What you are asked to do: Transcribe every line from the top down to the line with "plotT - 1);", both ends included, but not the pictures.
== Data shown ==
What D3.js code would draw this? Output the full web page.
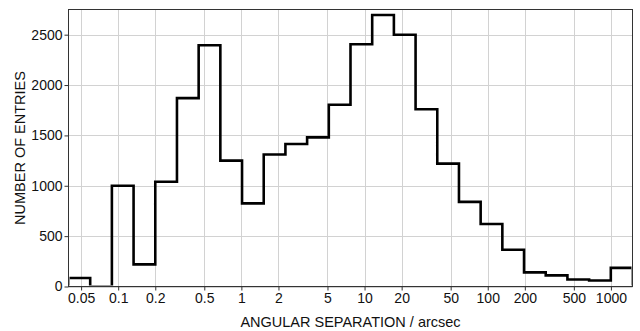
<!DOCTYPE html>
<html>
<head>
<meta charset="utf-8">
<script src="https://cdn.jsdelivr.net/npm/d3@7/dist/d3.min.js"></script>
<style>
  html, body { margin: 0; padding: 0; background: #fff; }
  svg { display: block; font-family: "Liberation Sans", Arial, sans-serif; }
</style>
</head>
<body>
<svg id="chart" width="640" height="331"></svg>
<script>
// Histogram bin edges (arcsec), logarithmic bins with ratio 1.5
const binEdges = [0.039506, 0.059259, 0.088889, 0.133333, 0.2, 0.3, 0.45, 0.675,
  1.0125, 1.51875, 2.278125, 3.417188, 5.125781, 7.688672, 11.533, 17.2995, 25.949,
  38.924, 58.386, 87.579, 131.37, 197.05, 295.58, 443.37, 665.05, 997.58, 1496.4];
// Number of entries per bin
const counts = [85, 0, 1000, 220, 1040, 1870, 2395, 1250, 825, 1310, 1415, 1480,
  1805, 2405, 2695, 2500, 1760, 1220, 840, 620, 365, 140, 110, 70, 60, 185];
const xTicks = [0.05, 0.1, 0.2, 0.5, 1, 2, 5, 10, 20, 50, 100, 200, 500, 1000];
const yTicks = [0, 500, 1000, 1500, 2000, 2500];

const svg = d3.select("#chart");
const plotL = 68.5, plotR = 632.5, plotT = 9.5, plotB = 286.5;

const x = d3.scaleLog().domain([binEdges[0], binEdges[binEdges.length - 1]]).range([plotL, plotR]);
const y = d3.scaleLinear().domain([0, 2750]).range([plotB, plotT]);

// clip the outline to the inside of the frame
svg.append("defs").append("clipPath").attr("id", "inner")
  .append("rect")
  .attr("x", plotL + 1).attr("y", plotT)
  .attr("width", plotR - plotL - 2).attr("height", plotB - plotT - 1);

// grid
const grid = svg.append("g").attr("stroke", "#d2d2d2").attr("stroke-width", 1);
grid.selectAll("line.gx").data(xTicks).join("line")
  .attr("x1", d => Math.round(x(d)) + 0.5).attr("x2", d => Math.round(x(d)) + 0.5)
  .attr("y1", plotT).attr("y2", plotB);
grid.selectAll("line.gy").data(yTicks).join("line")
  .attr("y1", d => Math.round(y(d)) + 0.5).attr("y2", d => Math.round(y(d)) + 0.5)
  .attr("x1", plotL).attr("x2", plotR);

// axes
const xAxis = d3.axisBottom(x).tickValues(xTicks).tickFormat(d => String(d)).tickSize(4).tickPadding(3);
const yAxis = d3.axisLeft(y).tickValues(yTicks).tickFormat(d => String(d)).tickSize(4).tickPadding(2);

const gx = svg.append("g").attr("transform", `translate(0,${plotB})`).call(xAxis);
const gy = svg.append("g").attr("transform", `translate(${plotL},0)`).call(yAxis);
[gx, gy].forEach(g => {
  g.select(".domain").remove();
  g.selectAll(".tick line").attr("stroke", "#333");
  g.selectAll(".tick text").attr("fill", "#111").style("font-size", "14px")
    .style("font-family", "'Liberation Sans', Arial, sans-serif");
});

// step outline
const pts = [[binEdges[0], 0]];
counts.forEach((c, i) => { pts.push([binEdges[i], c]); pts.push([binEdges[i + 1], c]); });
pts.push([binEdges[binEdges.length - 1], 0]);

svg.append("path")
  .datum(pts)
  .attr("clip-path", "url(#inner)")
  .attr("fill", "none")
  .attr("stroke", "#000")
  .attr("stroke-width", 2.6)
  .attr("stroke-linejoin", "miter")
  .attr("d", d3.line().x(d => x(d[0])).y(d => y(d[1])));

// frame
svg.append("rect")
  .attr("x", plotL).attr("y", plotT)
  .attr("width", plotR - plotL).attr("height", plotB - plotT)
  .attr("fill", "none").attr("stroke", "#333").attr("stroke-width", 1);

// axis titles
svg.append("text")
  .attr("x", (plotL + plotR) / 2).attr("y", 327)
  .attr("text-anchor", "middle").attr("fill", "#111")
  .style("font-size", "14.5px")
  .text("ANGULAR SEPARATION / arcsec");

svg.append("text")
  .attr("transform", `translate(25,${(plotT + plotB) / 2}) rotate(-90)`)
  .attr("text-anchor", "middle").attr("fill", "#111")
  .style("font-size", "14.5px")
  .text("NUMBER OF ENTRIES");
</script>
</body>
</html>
===
Task solution:
What D3.js code would draw this? Output the full web page.
<!DOCTYPE html>
<html>
<head>
<meta charset="utf-8">
<script src="https://cdn.jsdelivr.net/npm/d3@7/dist/d3.min.js"></script>
<style>
  html, body { margin: 0; padding: 0; background: #fff; }
  svg { display: block; font-family: "Liberation Sans", Arial, sans-serif; }
</style>
</head>
<body>
<svg id="chart" width="640" height="331"></svg>
<script>
// Histogram bin edges (arcsec), logarithmic bins with ratio 1.5
const binEdges = [0.039506, 0.059259, 0.088889, 0.133333, 0.2, 0.3, 0.45, 0.675,
  1.0125, 1.51875, 2.278125, 3.417188, 5.125781, 7.688672, 11.533, 17.2995, 25.949,
  38.924, 58.386, 87.579, 131.37, 197.05, 295.58, 443.37, 665.05, 997.58, 1496.4];
// Number of entries per bin
const counts = [85, 0, 1000, 220, 1040, 1870, 2395, 1250, 825, 1310, 1415, 1480,
  1805, 2405, 2695, 2500, 1760, 1220, 840, 620, 365, 140, 110, 70, 60, 185];
const xTicks = [0.05, 0.1, 0.2, 0.5, 1, 2, 5, 10, 20, 50, 100, 200, 500, 1000];
const yTicks = [0, 500, 1000, 1500, 2000, 2500];

const svg = d3.select("#chart");
const plotL = 68.5, plotR = 632.5, plotT = 9.5, plotB = 286.5;

const x = d3.scaleLog().domain([binEdges[0], binEdges[binEdges.length - 1]]).range([plotL, plotR]);
const y = d3.scaleLinear().domain([0, 2750]).range([plotB, plotT]);

// clip the outline to the inside of the frame
svg.append("defs").append("clipPath").attr("id", "inner")
  .append("rect")
  .attr("x", plotL + 1).attr("y", plotT)
  .attr("width", plotR - plotL - 2).attr("height", plotB - plotT - 1);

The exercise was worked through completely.